The internet is the real issue here. My daughter is active on a number of web sites for kids and has made some terrific friends out there in cyberspace (because of the hate mongers who come after me and other safety issues my kids have always had to use online pseudonyms.)Unfortunately I've found adult-aged users on several of the G-rated children's sites she visits, so we've also had some serious talks about giving out personal information, what is appropriate online contact, etc.

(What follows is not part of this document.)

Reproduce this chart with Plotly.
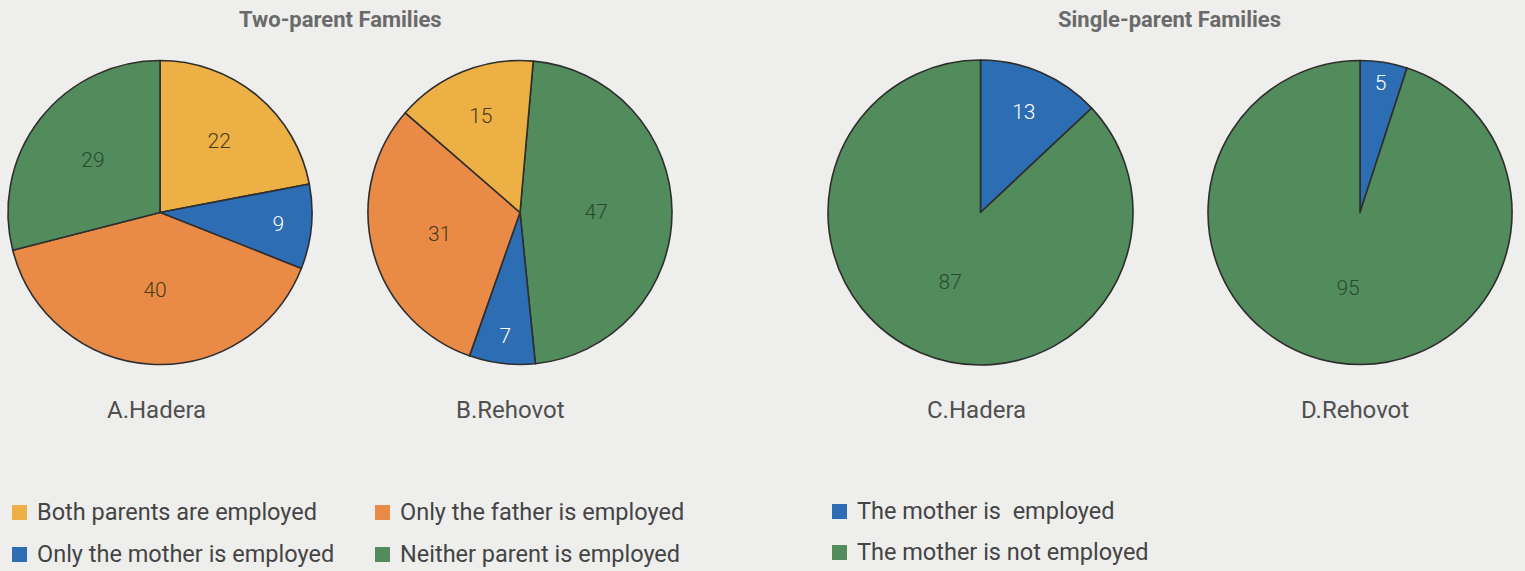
import plotly.graph_objects as go

# ---- data ----
two_parent_labels = ["Both parents are employed", "Only the mother is employed",
                     "Only the father is employed", "Neither parent is employed"]
hadera_two = [22, 9, 40, 29]
rehovot_two_labels = ["Neither parent is employed", "Only the mother is employed",
                      "Only the father is employed", "Both parents are employed"]
rehovot_two = [47, 7, 31, 15]
single_labels = ["The mother is  employed", "The mother is not employed"]
hadera_single = [13, 87]
rehovot_single = [5, 95]
pie_names = ["A.Hadera", "B.Rehovot", "C.Hadera", "D.Rehovot"]
group_titles = ["Two-parent Families", "Single-parent Families"]

legend_two_rows = [["Both parents are employed", "Only the father is employed"],
                   ["Only the mother is employed", "Neither parent is employed"]]
legend_single_rows = [["The mother is  employed"], ["The mother is not employed"]]

colors = {
    "Both parents are employed": "#EDB044",
    "Only the father is employed": "#E98B46",
    "Only the mother is employed": "#2C6DB3",
    "Neither parent is employed": "#528B5C",
    "The mother is  employed": "#2C6DB3",
    "The mother is not employed": "#528B5C",
}
text_colors = {
    "#EDB044": "#4A3A1A",
    "#E98B46": "#4A3A1A",
    "#2C6DB3": "#FFFFFF",
    "#528B5C": "#2A4A30",
}

W, H = 1525, 571
BG = "#EEEEEC"
FONT = "Roboto, sans-serif"


def px_dom(x0, x1, y0, y1):
    return dict(x=[x0 / W, x1 / W], y=[1 - y1 / H, 1 - y0 / H])


pies = [
    (two_parent_labels, hadera_two, px_dom(8, 312, 60, 365), 0),
    (rehovot_two_labels, rehovot_two, px_dom(368, 672, 60, 365), 5),
    (single_labels, hadera_single, px_dom(828, 1133, 60, 365), 0),
    (single_labels, rehovot_single, px_dom(1208, 1512, 60, 365), 0),
]

fig = go.Figure()
for labels, vals, dom, rot in pies:
    cols = [colors[l] for l in labels]
    fig.add_trace(go.Pie(
        labels=labels, values=vals, domain=dom, sort=False, direction="clockwise",
        rotation=rot, textinfo="value", textposition="inside",
        insidetextorientation="horizontal",
        marker=dict(colors=cols, line=dict(color="#2E2E2E", width=1.6)),
        textfont=dict(family=FONT, size=21, weight=300,
                      color=[text_colors[c] for c in cols]),
        showlegend=False, hoverinfo="label+value",
    ))

# pie names
name_x = [156, 510, 976, 1355]
for name, x in zip(pie_names, name_x):
    fig.add_annotation(x=x / W, y=1 - 410 / H, xref="paper", yref="paper",
                       text=name, showarrow=False, xanchor="center", yanchor="middle",
                       font=dict(family=FONT, size=24, color="#4F4F4F"))

# group titles
for t, x in zip(group_titles, [340, 1169]):
    fig.add_annotation(x=x / W, y=1 - 19 / H, xref="paper", yref="paper",
                       text="<b>%s</b>" % t, showarrow=False,
                       xanchor="center", yanchor="middle",
                       font=dict(family=FONT, size=22, color="#6A6A6A"))

# legends
def add_legend(rows, col_x, row_y):
    for r, row in enumerate(rows):
        for c, lab in enumerate(row):
            sx = col_x[c]
            sy = row_y[r]
            fig.add_shape(type="rect", xref="paper", yref="paper",
                          x0=sx / W, x1=(sx + 15) / W,
                          y0=1 - (sy + 8) / H, y1=1 - (sy - 7) / H,
                          fillcolor=colors[lab], line=dict(width=0))
            fig.add_annotation(x=(sx + 23) / W, y=1 - sy / H, xref="paper", yref="paper",
                               text=lab, showarrow=False, xanchor="left", yanchor="middle",
                               font=dict(family=FONT, size=23.5, color="#444444"))

add_legend(legend_two_rows, [12, 375], [512, 554])
add_legend(legend_single_rows, [832], [511, 552])

fig.update_layout(
    width=W, height=H, margin=dict(l=0, r=0, t=0, b=0),
    paper_bgcolor=BG, plot_bgcolor=BG,
    uniformtext=dict(minsize=21, mode="show"),
)
fig.write_html("out.html", config={"displayModeBar": False})

with open("out.html", "r", encoding="utf-8") as f:
    html = f.read()
html = html.replace("<body>", '<body style="margin:0;padding:0;overflow:hidden;background:%s">' % BG, 1)
with open("out.html", "w", encoding="utf-8") as f:
    f.write(html)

I trust my kids, but I also do e-mail and activity spot checks to keep up with what they do on the internet. Yes, that probably makes me a Nazi, but those are the house rules. My daughter has an active buddy list and has been in moderated chats, and she understands what is acceptable language. She's already been approached by adults and brushed them off, and hangs out mainly with girls her own age (we hope. We really never know.) I have asked her to let me know if anyone says or sends anything to her that frightens her, but so far as I know, no one's tried. I think that's all a parent can do without sealing their kid in a plastic bubble.
I think this year I can manage a new dog, because we feel we've mourned our poor Missy long enough. Although we love our cats, we all miss having a dog in the house, too. The personal Internet connection . . . no. Maybe I'm overprotective, but I'd like to keep a close eye on my kids' use of the Internet for a few more years. Maybe I'll get that for her thirtieth birthday.